Aim:
The exercise asks for every line of the data to be reproduced exactly.
***** Provided material
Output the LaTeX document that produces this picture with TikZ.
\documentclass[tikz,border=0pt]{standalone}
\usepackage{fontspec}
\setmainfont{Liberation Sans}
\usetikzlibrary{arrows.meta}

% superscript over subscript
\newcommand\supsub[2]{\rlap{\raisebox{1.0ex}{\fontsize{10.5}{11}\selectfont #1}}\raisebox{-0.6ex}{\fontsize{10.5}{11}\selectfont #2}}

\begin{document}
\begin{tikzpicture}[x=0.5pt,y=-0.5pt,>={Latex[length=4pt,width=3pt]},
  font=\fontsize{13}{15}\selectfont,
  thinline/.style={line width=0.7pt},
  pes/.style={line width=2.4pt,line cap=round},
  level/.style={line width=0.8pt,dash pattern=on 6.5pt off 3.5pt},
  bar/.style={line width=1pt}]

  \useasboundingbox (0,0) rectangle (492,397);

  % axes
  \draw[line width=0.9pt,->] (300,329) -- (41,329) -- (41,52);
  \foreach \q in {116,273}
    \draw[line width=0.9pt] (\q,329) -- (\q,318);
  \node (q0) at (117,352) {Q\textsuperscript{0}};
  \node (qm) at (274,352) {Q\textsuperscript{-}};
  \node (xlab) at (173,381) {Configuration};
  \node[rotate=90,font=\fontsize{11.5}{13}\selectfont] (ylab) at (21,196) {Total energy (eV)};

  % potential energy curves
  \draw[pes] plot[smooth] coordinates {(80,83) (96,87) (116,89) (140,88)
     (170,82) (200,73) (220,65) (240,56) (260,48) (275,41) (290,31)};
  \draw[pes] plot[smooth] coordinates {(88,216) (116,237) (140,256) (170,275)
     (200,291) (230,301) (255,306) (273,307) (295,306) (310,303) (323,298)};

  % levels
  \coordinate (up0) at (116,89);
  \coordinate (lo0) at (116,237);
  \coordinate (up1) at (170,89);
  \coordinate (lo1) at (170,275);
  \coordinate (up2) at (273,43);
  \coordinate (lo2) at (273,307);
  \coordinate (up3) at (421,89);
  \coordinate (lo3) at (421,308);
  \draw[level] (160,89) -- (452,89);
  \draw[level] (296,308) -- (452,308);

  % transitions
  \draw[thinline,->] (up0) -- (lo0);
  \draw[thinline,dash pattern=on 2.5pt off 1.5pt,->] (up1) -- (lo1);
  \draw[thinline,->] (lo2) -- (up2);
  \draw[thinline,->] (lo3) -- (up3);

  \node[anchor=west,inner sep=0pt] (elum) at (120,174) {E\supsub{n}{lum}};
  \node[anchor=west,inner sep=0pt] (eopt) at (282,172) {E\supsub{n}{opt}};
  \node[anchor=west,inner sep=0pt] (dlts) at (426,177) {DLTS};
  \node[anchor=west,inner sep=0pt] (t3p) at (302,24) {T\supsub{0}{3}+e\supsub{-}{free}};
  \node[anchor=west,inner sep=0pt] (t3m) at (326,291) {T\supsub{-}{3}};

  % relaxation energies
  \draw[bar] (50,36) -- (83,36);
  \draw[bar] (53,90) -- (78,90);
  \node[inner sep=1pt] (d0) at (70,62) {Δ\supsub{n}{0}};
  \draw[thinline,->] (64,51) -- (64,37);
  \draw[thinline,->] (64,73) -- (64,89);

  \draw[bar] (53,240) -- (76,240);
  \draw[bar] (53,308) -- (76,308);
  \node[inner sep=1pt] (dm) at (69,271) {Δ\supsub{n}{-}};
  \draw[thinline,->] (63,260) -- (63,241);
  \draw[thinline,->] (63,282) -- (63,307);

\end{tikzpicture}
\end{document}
**********
Output for this task:
Output the LaTeX document that produces this picture with TikZ.
\documentclass[tikz,border=0pt]{standalone}
\usepackage{fontspec}
\setmainfont{Liberation Sans}
\usetikzlibrary{arrows.meta}

% superscript over subscript
\newcommand\supsub[2]{\rlap{\raisebox{1.0ex}{\fontsize{10.5}{11}\selectfont #1}}\raisebox{-0.6ex}{\fontsize{10.5}{11}\selectfont #2}}

\begin{document}
\begin{tikzpicture}[x=0.5pt,y=-0.5pt,>={Latex[length=4pt,width=3pt]},
  font=\fontsize{13}{15}\selectfont,
  thinline/.style={line width=0.7pt},
  pes/.style={line width=2.4pt,line cap=round},
  level/.style={line width=0.8pt,dash pattern=on 6.5pt off 3.5pt},
  bar/.style={line width=1pt}]

  \useasboundingbox (0,0) rectangle (492,397);

  % axes
  \draw[line width=0.9pt,->] (300,329) -- (41,329) -- (41,52);
  \foreach \q in {116,273}
    \draw[line width=0.9pt] (\q,329) -- (\q,318);
  \node (q0) at (117,352) {Q\textsuperscript{0}};
  \node (qm) at (274,352) {Q\textsuperscript{-}};
  \node (xlab) at (173,381) {Configuration};
  \node[rotate=90,font=\fontsize{11.5}{13}\selectfont] (ylab) at (21,196) {Total energy (eV)};

  % potential energy curves
  \draw[pes] plot[smooth] coordinates {(80,83) (96,87) (116,89) (140,88)
     (170,82) (200,73) (220,65) (240,56) (260,48) (275,41) (290,31)};
  \draw[pes] plot[smooth] coordinates {(88,216) (116,237) (140,256) (170,275)
     (200,291) (230,301) (255,306) (273,307) (295,306) (310,303) (323,298)};

  % levels
  \coordinate (up0) at (116,89);
  \coordinate (lo0) at (116,237);
  \coordinate (up1) at (170,89);
  \coordinate (lo1) at (170,275);
  \coordinate (up2) at (273,43);
  \coordinate (lo2) at (273,307);
  \coordinate (up3) at (421,89);
  \coordinate (lo3) at (421,308);
  \draw[level] (160,89) -- (452,89);
  \draw[level] (296,308) -- (452,308);

  % transitions
  \draw[thinline,->] (up0) -- (lo0);
  \draw[thinline,dash pattern=on 2.5pt off 1.5pt,->] (up1) -- (lo1);
  \draw[thinline,->] (lo2) -- (up2);
  \draw[thinline,->] (lo3) -- (up3);

  \node[anchor=west,inner sep=0pt] (elum) at (120,174) {E\supsub{n}{lum}};
  \node[anchor=west,inner sep=0pt] (eopt) at (282,172) {E\supsub{n}{opt}};
  \node[anchor=west,inner sep=0pt] (dlts) at (426,177) {DLTS};
  \node[anchor=west,inner sep=0pt] (t3p) at (302,24) {T\supsub{0}{3}+e\supsub{-}{free}};
  \node[anchor=west,inner sep=0pt] (t3m) at (326,291) {T\supsub{-}{3}};

  % relaxation energies
  \draw[bar] (50,36) -- (83,36);
  \draw[bar] (53,90) -- (78,90);
  \node[inner sep=1pt] (d0) at (70,62) {Δ\supsub{n}{0}};
  \draw[thinline,->] (64,51) -- (64,37);
  \draw[thinline,->] (64,73) -- (64,89);

  \draw[bar] (53,240) -- (76,240);
  \draw[bar] (53,308) -- (76,308);
  \node[inner sep=1pt] (dm) at (69,271) {Δ\supsub{n}{-}};
  \draw[thinline,->] (63,260) -- (63,241);
  \draw[thinline,->] (63,282) -- (63,307);

\end{tikzpicture}
\end{document}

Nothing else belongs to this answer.